INSTRUCTION ->
Restate the opening lines of the material below word for word, stopping after the line that contains "const xTicks = [100, 200, 300, 400, 500];".

......

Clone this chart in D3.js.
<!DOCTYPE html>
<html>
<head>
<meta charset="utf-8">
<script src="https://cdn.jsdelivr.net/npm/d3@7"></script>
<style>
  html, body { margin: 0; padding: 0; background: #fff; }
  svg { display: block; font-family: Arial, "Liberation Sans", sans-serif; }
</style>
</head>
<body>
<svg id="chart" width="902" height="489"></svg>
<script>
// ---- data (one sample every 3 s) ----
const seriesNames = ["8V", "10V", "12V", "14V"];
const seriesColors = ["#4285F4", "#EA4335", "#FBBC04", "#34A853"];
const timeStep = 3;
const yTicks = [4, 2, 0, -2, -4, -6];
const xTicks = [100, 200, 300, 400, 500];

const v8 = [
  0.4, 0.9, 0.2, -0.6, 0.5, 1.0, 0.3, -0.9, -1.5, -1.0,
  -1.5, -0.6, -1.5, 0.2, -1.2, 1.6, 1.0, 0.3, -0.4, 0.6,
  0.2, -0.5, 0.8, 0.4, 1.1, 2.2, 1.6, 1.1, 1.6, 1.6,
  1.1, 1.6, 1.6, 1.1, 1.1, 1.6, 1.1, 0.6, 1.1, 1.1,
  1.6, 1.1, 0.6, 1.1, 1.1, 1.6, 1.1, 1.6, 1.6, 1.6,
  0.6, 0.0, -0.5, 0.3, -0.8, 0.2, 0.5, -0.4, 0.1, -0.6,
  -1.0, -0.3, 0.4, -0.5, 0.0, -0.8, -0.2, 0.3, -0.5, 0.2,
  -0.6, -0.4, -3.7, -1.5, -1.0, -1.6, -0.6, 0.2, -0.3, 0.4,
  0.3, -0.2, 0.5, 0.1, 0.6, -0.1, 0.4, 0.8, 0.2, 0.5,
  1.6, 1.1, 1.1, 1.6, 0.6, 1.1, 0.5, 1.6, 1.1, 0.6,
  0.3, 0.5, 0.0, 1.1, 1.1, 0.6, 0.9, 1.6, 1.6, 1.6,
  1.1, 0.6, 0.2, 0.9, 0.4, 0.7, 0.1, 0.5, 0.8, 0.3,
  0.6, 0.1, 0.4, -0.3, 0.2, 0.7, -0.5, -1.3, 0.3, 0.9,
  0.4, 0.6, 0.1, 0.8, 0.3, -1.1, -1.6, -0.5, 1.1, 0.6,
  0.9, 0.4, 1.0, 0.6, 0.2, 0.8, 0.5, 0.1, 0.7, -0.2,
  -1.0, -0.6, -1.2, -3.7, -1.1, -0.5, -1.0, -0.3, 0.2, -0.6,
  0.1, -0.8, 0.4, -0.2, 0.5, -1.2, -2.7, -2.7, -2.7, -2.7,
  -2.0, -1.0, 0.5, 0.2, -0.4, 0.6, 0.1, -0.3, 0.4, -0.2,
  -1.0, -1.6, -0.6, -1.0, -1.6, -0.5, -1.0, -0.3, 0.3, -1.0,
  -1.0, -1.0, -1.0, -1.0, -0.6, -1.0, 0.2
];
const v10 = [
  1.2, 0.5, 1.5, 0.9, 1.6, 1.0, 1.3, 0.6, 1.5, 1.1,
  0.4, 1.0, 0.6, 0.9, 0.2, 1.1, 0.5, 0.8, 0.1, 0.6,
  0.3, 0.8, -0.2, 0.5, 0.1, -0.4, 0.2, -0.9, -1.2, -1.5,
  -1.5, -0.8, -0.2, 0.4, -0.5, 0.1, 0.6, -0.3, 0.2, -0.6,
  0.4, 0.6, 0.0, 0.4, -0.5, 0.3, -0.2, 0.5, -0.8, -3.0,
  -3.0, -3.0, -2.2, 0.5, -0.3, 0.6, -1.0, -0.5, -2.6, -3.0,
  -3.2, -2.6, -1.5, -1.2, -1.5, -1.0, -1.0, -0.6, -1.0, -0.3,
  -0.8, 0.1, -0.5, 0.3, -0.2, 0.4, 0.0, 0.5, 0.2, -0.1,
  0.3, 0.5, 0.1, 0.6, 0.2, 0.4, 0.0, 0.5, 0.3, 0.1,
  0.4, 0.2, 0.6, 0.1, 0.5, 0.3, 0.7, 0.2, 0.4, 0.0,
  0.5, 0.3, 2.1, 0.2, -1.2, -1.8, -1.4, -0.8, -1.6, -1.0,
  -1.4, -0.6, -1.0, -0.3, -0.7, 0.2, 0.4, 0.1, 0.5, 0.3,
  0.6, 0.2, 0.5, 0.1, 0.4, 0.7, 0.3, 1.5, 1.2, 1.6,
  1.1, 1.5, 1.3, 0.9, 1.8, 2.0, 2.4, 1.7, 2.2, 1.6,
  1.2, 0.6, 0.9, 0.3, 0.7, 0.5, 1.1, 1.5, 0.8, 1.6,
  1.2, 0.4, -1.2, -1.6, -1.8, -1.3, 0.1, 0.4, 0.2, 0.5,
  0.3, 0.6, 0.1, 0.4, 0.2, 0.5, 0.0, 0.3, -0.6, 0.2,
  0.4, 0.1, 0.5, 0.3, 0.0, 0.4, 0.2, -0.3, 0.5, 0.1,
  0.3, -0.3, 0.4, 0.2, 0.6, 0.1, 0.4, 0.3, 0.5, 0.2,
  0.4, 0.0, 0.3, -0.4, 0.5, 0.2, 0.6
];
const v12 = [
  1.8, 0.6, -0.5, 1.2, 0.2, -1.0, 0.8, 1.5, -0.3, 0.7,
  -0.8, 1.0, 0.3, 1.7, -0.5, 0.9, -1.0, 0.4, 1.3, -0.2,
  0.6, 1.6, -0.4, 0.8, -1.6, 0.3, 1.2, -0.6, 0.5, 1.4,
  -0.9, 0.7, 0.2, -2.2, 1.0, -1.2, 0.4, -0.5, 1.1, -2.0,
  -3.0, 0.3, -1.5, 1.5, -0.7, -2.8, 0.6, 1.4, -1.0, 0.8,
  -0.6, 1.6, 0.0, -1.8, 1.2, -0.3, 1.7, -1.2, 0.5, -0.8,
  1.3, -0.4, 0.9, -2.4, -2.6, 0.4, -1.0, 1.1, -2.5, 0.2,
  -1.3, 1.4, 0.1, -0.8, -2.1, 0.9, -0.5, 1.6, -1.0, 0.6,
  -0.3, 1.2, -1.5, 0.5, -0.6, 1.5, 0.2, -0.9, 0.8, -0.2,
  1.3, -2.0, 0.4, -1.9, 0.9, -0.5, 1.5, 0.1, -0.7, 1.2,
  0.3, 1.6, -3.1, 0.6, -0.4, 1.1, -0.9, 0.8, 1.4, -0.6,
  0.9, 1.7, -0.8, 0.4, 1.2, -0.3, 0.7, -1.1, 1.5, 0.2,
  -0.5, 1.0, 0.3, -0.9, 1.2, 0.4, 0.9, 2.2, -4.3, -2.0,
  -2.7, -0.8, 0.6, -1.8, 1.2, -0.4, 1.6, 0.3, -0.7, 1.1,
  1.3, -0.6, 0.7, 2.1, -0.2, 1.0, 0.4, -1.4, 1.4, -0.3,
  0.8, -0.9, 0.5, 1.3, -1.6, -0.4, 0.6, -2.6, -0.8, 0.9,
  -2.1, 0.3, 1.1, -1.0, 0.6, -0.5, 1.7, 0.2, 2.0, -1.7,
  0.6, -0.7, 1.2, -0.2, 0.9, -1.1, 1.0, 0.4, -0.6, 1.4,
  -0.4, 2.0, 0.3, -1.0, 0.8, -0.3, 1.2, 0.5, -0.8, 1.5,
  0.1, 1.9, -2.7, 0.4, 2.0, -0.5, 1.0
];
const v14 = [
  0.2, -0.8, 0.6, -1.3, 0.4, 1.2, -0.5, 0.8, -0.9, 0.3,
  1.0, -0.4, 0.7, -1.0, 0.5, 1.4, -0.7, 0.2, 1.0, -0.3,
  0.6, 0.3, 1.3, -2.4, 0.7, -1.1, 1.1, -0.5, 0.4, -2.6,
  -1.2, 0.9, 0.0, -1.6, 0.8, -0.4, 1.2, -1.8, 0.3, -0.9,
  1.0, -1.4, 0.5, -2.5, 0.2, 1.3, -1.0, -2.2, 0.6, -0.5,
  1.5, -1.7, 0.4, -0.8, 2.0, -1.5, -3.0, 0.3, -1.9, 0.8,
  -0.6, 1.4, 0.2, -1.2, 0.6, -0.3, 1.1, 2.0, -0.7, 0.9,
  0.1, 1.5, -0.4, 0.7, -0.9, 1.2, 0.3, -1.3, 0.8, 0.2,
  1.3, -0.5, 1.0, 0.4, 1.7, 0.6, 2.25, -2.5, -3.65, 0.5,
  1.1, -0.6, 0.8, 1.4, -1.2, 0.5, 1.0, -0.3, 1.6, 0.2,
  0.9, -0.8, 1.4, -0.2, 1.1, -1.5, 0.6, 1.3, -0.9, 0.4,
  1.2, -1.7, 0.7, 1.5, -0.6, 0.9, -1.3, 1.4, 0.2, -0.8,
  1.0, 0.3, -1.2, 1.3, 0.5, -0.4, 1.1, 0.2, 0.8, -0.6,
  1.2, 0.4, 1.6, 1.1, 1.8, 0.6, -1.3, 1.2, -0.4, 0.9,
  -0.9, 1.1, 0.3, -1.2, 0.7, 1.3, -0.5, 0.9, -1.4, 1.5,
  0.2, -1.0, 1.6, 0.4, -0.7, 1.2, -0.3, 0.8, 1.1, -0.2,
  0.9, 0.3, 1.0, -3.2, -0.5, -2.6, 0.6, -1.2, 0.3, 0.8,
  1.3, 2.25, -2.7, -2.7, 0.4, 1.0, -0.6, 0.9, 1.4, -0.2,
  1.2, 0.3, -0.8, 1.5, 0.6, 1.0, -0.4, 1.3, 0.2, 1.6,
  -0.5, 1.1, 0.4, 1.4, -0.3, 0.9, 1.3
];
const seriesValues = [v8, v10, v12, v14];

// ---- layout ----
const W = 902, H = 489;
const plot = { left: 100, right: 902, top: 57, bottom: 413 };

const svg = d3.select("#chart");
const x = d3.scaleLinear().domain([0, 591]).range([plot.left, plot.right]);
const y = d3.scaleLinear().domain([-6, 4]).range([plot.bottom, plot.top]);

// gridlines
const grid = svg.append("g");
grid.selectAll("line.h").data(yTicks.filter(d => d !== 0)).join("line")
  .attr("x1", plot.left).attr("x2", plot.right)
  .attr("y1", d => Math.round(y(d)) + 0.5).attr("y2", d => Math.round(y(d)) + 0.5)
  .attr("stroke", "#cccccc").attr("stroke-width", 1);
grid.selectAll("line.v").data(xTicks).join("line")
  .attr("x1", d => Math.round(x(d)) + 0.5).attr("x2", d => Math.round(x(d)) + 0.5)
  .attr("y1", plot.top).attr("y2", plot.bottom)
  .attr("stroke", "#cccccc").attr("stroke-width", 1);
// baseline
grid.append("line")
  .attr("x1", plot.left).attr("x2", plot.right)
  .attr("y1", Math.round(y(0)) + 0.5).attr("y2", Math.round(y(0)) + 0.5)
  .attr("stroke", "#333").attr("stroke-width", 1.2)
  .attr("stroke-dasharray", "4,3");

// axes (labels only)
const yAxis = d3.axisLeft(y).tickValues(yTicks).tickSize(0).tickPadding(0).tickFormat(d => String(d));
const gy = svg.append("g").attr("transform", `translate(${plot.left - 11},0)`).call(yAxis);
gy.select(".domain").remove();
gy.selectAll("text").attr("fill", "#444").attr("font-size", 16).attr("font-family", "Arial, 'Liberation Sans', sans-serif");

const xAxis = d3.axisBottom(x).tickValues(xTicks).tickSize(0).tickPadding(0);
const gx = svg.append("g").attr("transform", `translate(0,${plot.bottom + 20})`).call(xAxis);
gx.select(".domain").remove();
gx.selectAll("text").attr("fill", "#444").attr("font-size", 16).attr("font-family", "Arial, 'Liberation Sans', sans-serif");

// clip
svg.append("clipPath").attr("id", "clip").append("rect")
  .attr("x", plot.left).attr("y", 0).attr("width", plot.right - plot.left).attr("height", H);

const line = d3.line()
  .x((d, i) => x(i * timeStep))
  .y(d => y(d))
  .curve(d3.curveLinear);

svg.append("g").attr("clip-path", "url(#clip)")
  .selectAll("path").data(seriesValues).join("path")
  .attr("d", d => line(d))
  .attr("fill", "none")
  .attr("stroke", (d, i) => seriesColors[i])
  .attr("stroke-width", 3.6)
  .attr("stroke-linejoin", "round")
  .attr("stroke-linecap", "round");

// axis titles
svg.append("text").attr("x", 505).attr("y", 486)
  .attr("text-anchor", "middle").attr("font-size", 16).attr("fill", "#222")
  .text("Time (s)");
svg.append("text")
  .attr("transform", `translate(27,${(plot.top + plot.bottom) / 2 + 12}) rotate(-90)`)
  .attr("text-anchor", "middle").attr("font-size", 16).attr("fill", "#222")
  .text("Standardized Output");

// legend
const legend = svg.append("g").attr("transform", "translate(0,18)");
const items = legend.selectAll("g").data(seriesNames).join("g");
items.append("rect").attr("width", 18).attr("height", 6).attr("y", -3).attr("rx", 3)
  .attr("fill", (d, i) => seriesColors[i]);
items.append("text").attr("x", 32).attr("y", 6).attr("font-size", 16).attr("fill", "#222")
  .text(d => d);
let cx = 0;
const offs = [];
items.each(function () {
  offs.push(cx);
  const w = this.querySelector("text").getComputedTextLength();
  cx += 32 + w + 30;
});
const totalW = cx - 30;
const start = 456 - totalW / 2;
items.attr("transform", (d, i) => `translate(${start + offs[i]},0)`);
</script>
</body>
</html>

......

CORRECT ANSWER ->
Clone this chart in D3.js.
<!DOCTYPE html>
<html>
<head>
<meta charset="utf-8">
<script src="https://cdn.jsdelivr.net/npm/d3@7"></script>
<style>
  html, body { margin: 0; padding: 0; background: #fff; }
  svg { display: block; font-family: Arial, "Liberation Sans", sans-serif; }
</style>
</head>
<body>
<svg id="chart" width="902" height="489"></svg>
<script>
// ---- data (one sample every 3 s) ----
const seriesNames = ["8V", "10V", "12V", "14V"];
const seriesColors = ["#4285F4", "#EA4335", "#FBBC04", "#34A853"];
const timeStep = 3;
const yTicks = [4, 2, 0, -2, -4, -6];
const xTicks = [100, 200, 300, 400, 500];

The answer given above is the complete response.